## Work to complete:
Find how many lines of the listing below include the word "drawn", then report the number by itself.

## Recorded information:
────

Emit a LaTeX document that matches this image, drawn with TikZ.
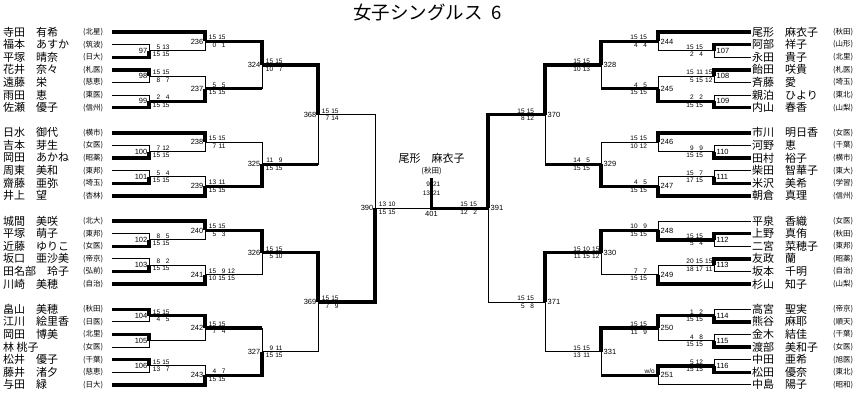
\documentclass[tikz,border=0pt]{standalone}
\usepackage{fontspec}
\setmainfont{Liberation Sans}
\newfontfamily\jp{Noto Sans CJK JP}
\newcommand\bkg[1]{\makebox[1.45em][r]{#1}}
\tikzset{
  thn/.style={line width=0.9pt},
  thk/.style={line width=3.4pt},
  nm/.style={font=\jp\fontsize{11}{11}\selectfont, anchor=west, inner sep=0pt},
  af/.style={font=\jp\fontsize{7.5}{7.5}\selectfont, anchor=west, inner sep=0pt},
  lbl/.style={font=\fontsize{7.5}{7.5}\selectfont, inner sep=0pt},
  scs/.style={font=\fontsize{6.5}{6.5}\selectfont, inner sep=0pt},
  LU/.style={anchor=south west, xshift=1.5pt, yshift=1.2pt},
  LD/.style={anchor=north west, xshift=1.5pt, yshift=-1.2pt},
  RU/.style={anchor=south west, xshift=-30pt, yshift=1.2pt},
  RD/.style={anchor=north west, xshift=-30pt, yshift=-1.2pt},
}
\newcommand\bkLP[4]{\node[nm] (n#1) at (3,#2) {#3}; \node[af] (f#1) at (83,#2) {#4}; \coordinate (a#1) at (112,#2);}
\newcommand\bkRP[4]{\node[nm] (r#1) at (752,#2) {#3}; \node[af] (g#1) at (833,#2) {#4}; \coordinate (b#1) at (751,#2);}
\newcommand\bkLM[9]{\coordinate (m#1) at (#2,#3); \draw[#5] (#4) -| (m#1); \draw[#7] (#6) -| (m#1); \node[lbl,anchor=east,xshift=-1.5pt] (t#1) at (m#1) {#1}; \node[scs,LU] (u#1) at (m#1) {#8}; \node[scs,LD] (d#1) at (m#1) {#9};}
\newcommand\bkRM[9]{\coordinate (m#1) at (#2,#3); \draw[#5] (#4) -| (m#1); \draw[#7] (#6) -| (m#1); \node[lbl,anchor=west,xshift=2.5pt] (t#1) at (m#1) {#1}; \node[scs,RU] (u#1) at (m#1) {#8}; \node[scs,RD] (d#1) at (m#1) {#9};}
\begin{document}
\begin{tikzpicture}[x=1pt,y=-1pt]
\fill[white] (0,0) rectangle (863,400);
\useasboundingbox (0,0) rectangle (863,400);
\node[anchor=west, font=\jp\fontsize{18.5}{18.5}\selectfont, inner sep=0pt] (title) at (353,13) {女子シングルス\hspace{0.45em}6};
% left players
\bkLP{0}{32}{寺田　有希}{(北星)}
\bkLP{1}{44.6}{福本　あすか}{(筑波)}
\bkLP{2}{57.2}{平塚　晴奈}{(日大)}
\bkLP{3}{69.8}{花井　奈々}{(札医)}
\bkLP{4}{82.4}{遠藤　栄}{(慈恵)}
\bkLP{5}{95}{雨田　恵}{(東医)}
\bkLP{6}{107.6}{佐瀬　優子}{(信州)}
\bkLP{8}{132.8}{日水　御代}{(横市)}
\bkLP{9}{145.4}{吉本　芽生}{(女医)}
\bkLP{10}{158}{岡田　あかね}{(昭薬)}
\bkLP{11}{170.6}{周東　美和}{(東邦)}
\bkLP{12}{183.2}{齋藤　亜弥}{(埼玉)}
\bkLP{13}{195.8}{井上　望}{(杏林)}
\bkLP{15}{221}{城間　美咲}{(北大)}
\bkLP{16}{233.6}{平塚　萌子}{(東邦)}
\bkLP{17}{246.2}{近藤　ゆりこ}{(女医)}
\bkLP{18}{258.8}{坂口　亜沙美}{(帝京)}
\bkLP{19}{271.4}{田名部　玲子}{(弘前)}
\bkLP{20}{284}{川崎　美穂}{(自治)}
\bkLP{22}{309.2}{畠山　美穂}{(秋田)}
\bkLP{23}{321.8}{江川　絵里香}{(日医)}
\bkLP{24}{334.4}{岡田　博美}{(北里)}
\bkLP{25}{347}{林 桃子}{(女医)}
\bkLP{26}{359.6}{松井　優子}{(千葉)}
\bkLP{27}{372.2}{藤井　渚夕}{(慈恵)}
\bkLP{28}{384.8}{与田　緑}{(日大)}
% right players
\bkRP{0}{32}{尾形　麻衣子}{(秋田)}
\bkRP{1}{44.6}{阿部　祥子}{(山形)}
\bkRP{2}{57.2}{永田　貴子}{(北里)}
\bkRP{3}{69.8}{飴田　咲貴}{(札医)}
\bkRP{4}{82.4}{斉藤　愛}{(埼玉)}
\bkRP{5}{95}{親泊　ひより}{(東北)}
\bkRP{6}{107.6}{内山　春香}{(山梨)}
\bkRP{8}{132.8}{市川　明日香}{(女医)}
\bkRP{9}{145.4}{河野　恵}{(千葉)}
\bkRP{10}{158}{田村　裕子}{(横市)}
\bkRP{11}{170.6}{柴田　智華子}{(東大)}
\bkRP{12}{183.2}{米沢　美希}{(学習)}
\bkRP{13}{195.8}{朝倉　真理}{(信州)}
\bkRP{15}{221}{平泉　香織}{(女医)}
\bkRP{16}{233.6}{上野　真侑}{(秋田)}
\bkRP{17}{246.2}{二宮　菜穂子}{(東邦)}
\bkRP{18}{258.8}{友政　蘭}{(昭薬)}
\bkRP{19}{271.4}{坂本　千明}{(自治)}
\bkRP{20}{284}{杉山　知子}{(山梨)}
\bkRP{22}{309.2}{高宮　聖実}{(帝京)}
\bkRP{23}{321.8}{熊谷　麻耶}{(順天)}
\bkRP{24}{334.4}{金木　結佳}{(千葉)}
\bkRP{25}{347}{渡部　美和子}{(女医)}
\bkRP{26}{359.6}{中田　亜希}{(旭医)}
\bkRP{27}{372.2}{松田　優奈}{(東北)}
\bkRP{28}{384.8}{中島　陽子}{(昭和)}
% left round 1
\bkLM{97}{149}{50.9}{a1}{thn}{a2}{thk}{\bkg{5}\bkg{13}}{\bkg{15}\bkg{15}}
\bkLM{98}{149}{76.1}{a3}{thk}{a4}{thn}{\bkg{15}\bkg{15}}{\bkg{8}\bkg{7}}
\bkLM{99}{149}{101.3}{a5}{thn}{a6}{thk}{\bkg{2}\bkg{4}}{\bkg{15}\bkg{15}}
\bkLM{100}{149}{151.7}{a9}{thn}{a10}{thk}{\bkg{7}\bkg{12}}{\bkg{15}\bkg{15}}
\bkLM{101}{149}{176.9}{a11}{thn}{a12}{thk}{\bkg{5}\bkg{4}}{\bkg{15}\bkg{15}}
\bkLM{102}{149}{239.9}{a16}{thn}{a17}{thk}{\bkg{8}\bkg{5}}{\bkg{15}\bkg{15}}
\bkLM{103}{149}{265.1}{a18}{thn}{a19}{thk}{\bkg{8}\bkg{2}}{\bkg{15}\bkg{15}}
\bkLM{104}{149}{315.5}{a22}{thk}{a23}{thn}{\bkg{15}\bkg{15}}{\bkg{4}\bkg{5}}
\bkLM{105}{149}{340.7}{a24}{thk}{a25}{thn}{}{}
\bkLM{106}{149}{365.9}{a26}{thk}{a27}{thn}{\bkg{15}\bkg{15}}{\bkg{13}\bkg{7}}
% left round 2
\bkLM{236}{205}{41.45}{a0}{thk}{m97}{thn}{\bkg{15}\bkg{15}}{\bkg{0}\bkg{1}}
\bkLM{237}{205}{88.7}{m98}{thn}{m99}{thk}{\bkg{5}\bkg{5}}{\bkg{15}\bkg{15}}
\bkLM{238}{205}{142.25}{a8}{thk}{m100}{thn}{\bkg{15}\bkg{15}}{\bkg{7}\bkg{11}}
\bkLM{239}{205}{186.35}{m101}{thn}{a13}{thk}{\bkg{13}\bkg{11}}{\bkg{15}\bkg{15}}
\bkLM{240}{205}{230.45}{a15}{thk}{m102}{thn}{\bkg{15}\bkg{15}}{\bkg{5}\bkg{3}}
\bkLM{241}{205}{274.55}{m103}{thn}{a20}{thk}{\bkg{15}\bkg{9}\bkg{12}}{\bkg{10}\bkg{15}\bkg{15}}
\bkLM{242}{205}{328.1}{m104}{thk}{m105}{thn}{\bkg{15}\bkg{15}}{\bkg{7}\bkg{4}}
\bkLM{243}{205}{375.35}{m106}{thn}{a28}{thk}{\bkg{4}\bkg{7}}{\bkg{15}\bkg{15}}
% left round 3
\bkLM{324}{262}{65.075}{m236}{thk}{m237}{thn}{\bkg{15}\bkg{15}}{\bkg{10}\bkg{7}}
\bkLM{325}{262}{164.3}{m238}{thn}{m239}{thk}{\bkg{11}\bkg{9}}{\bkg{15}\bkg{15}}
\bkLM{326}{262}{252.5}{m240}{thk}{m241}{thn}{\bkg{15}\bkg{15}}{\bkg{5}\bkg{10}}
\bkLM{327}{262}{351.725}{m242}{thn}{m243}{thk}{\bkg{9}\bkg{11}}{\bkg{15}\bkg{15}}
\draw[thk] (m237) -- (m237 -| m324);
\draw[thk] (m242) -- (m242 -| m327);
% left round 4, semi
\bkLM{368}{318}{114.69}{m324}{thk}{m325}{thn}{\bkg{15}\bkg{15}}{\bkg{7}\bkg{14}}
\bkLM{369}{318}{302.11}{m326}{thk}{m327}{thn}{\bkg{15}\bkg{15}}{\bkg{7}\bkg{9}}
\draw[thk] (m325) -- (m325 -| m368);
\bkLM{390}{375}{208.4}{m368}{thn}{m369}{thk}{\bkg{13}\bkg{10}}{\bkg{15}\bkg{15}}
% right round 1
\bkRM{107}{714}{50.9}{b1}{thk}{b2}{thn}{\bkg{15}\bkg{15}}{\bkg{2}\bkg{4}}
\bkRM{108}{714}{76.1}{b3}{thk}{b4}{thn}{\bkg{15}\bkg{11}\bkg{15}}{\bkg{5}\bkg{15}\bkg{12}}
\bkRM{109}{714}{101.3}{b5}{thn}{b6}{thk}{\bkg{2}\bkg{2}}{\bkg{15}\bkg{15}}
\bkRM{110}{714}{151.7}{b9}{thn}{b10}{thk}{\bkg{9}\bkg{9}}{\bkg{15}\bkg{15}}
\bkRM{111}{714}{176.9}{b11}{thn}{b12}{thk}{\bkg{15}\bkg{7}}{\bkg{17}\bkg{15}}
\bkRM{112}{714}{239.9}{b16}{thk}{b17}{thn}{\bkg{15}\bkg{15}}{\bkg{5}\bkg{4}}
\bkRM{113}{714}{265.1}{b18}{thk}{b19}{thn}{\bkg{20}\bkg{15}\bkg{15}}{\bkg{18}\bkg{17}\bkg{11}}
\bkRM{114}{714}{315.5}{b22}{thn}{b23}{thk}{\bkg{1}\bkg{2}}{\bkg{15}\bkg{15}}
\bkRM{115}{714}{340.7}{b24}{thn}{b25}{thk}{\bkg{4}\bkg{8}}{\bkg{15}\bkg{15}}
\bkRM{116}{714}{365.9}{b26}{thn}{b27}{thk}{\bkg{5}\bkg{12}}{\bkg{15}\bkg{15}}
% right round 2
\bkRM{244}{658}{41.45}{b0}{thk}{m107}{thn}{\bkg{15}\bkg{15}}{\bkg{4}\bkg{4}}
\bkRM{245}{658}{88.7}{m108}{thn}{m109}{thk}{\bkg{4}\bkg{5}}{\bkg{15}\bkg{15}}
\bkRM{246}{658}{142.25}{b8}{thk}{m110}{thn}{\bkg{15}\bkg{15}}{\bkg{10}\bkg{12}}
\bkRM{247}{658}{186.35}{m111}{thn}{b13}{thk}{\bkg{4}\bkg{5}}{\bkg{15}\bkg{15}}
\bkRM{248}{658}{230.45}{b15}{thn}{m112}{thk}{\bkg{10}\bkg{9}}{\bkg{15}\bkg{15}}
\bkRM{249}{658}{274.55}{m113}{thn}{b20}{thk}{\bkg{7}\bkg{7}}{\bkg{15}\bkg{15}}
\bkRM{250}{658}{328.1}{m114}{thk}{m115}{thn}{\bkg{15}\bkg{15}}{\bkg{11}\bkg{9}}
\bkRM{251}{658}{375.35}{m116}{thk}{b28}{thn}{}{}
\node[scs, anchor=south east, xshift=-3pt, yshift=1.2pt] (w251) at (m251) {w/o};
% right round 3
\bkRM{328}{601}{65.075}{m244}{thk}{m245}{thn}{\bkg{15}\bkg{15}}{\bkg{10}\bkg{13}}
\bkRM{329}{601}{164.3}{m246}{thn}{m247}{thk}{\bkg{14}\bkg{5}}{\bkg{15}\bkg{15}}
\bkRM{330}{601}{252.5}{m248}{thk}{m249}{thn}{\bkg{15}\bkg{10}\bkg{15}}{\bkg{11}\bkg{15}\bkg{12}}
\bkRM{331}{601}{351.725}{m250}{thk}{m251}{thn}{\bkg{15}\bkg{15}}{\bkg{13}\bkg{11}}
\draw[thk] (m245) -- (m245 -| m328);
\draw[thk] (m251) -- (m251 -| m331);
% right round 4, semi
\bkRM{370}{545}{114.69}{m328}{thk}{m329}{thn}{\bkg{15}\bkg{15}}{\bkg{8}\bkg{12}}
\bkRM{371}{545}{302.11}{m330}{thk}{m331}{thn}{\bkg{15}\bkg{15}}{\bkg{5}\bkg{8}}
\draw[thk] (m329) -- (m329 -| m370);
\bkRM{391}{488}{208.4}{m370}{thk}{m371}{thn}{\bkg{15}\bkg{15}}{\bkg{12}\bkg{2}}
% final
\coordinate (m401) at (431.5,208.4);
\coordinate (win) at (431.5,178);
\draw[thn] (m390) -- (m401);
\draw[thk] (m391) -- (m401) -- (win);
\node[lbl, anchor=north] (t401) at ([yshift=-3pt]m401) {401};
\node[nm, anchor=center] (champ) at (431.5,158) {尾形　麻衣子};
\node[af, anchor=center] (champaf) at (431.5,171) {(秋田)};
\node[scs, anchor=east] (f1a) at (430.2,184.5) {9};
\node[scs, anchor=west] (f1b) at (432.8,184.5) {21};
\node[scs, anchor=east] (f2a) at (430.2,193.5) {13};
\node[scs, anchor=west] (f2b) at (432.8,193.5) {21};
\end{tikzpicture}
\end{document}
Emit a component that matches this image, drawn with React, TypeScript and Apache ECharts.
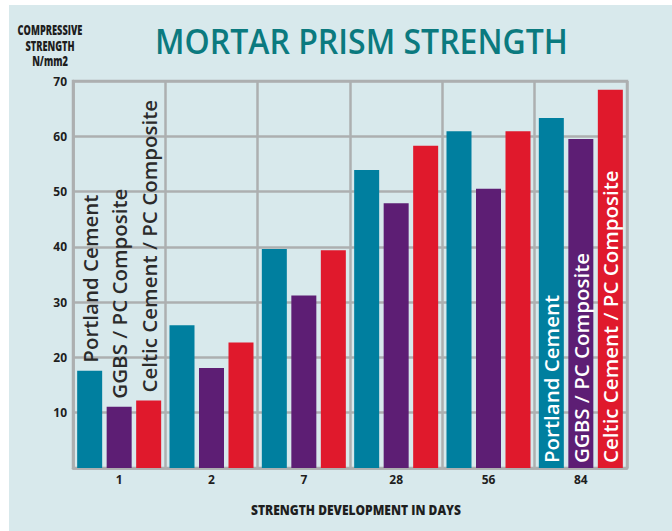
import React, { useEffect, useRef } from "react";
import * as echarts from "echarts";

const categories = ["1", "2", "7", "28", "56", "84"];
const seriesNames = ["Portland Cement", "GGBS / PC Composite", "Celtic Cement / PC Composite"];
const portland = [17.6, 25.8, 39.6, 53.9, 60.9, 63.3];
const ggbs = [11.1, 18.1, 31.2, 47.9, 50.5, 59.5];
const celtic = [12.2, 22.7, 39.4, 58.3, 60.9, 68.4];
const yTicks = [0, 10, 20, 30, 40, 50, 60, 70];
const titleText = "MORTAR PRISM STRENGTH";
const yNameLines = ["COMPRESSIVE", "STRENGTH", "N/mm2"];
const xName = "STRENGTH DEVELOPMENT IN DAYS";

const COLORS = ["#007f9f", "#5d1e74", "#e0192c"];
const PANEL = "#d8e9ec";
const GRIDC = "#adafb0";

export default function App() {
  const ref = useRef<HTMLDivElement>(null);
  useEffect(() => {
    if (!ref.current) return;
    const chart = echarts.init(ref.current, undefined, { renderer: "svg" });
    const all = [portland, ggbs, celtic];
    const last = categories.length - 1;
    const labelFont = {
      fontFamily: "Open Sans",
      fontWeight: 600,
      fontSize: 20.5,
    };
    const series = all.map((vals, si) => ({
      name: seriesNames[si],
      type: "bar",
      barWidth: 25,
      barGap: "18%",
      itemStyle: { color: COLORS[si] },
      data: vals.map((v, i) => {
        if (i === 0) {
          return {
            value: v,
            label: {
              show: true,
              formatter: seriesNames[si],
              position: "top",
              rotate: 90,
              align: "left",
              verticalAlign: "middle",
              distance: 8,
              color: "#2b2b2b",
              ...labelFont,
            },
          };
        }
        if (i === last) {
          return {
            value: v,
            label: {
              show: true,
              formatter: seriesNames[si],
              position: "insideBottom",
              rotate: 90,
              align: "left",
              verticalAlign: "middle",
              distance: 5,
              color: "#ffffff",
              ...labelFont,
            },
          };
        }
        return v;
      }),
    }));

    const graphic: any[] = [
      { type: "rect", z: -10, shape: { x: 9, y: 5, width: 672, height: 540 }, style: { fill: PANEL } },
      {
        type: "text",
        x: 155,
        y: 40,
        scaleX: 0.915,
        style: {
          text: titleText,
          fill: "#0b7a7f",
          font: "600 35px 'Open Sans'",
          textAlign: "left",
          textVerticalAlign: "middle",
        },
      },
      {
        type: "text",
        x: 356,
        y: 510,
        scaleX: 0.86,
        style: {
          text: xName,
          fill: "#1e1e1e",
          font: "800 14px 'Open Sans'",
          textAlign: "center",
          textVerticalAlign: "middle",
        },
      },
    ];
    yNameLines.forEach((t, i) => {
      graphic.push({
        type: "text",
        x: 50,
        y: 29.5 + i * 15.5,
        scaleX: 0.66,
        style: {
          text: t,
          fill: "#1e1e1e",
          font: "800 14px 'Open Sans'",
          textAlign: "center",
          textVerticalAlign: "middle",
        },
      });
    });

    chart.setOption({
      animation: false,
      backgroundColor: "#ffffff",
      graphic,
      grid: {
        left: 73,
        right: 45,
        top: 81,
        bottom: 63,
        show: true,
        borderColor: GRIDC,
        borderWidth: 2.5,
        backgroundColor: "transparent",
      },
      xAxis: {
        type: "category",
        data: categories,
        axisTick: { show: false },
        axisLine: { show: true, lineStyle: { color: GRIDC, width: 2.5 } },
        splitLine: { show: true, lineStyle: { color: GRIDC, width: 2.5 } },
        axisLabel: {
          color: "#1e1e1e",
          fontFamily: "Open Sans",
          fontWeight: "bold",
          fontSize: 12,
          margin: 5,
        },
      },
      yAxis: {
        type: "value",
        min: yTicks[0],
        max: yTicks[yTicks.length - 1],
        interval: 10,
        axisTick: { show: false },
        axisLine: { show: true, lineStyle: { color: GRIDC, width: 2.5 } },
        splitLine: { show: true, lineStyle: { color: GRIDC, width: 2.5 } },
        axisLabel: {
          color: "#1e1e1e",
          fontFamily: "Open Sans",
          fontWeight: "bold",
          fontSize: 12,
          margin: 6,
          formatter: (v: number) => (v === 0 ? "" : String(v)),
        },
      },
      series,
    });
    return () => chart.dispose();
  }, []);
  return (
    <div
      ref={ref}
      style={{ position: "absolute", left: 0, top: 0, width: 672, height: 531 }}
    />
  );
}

────

## Answer to the problem:
2